POR CRISTHIAN JIMENEZ.- “Con la finalidad de formar ciudadanas y ciudadanos conscientes de sus derechos y deberes, en todas las instituciones de educación pública y privada, serán obligatorias la instrucción en la formación social y cívica, la enseñanza de la Constitución, de los derechos y garantías fundamentales, de los valores patrios y de los principios de convivencia pacífica”.
El mandato constitucional, 63.13, se estableció hace doce años, y pese a “acuerdos de cumplimiento”, es corto el trecho recorrido.
El 6 de noviembre del 2016, el presidente del Tribunal Constitucional Milton Ray Guevara y el entonces ministro de Educación, Andrés Navarro firmaron un convenio, horas después del decreto presidencial 310 que ordenaba la obligatoriedad de la enseñanza de la Constitución en la educación básica e intermedia.
Pese a que el jurisconsulto anotaba que era “uno de los días más felices de mi vida”, esperanzado en “una nueva generación constitucional”, 4 años después, otro gobierno, diferente ministro y en pacto de un fondo similar, trataba de animarse refiriendo que “transcurridos ya diez años desde la proclamación de la Constitución del 26 de enero del 2010, ha llegado el momento de enseñar la Constitución en las escuelas” y” hasta en los centros de educación superior”.
Roberto Fulcar estableció la “cátedra Constitución” dentro del programa de “Cátedras Ciudadanas” para abarcar los 2.8 millones de estudiantes del país y “graduar ciudadanos y ciudadanas con formación integral”.
Así como numerosas leyes debieron de ajustarse de inmediato al nuevo traje constitucional, la obligatoriedad de su enseñanza ameritaba un fuerte arranque, sostenible en el tiempo. Era previsible que la ampliación del catálogo de derechos chocaría con mentalidades aturdidas por la intolerancia y el déficit democrático fruto de años de autoritarismos.

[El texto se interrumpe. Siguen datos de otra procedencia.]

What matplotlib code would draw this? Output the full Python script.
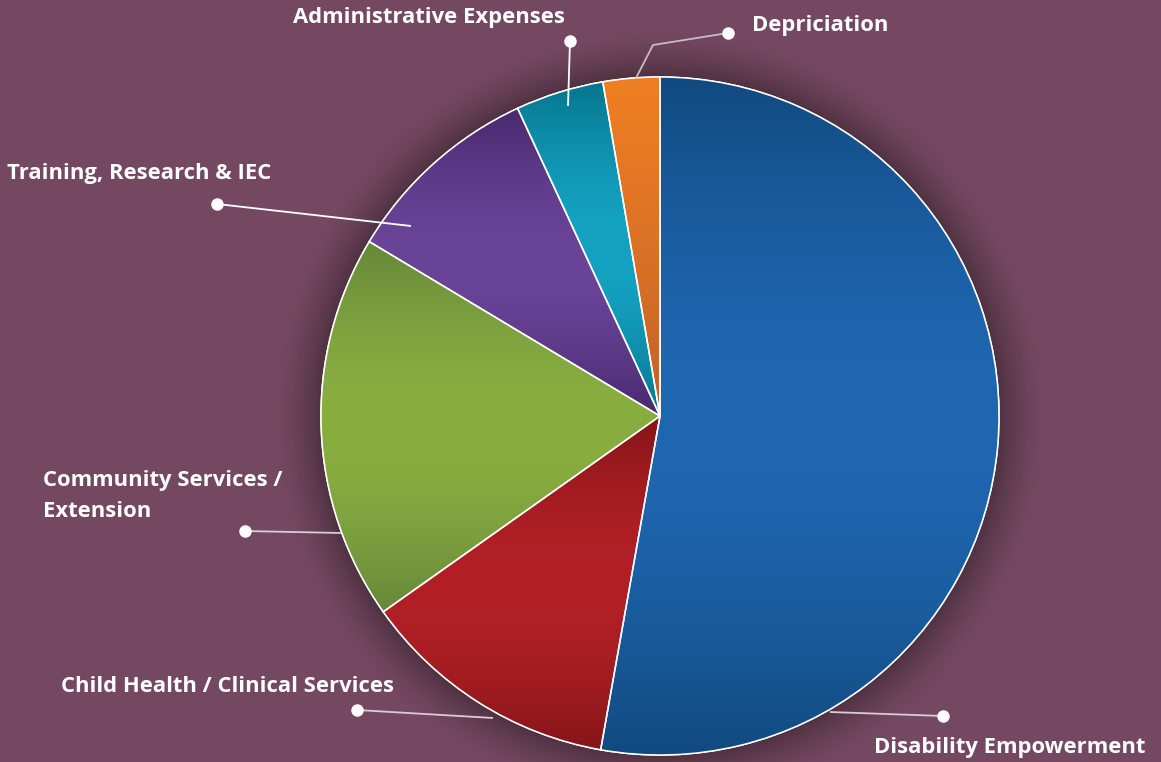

La especificidad de la norma es fundamental para crear verdaderos ciudadanos que reclamen derechos y cuestionen a la autoridad, pero la enseñanza de la Constitución debe trascender los centros de estudios.
Policías, militares y funcionarios de todos los niveles deben ser obligados a un conocimiento general de la Constitución, pero sólido y esquematizado en los ámbitos de sus respectivas competencias.
Este conocimiento debe extenderse, sin obligaciones, a legisladores, abogados, periodistas, comunicadores, locutores y todo tipo de opinantes, incluidos los llamados influencers.
Muchos no entienden la nueva (no tan nueva) arquitectura del Estado, sobre todo los alcances de órganos constitucionales extrapoderes, que según el TC son “creados directamente por la Constitución para actualizar y perfeccionar el principio de la separación de los poderes, los cuales surgen de la necesidad de separar determinadas funciones públicas de los procesos normales de gobierno”.
Por ejemplo, si tomamos el orden de precedencia de las placas oficiales solo el presidente y la vicepresidenta de la República están por encima de los presidentes del Senado, Cámara de Diputados, Suprema Corte de Justicia, Tribunal Constitucional, Tribunal Superior Electoral, Junta Central Electoral, Cámara de Cuentas y Defensor del Pueblo.
En el conflicto del Canódromo, en el que fueron agredidos el Defensor del Pueblo y miembros de su equipo y periodistas de CDN y Listín Diario, la autoridad era Pablo Ulloa, no los agresivos militares que controlan el centro de retención vehicular, bajo responsabilidad de la Digesett
Puedo entender, no justificar, que militares y policías ignoren esa realidad, pero no periodistas y opinantes de radio y televisión, algunos que ni siquiera condenaron la agresión a sus compañeros de oficio. Aunque en este caso, la fiereza de oficiales y subalternos contra los autorizados legalmente a la inspección y frente a periodistas parece vinculada a la denuncia nacional de que el Canódromo es un antro de corrupción.
Mientras Pablo anda entre barrios y plazas entregando personalmente la “Constitución animada para niños y niñas”.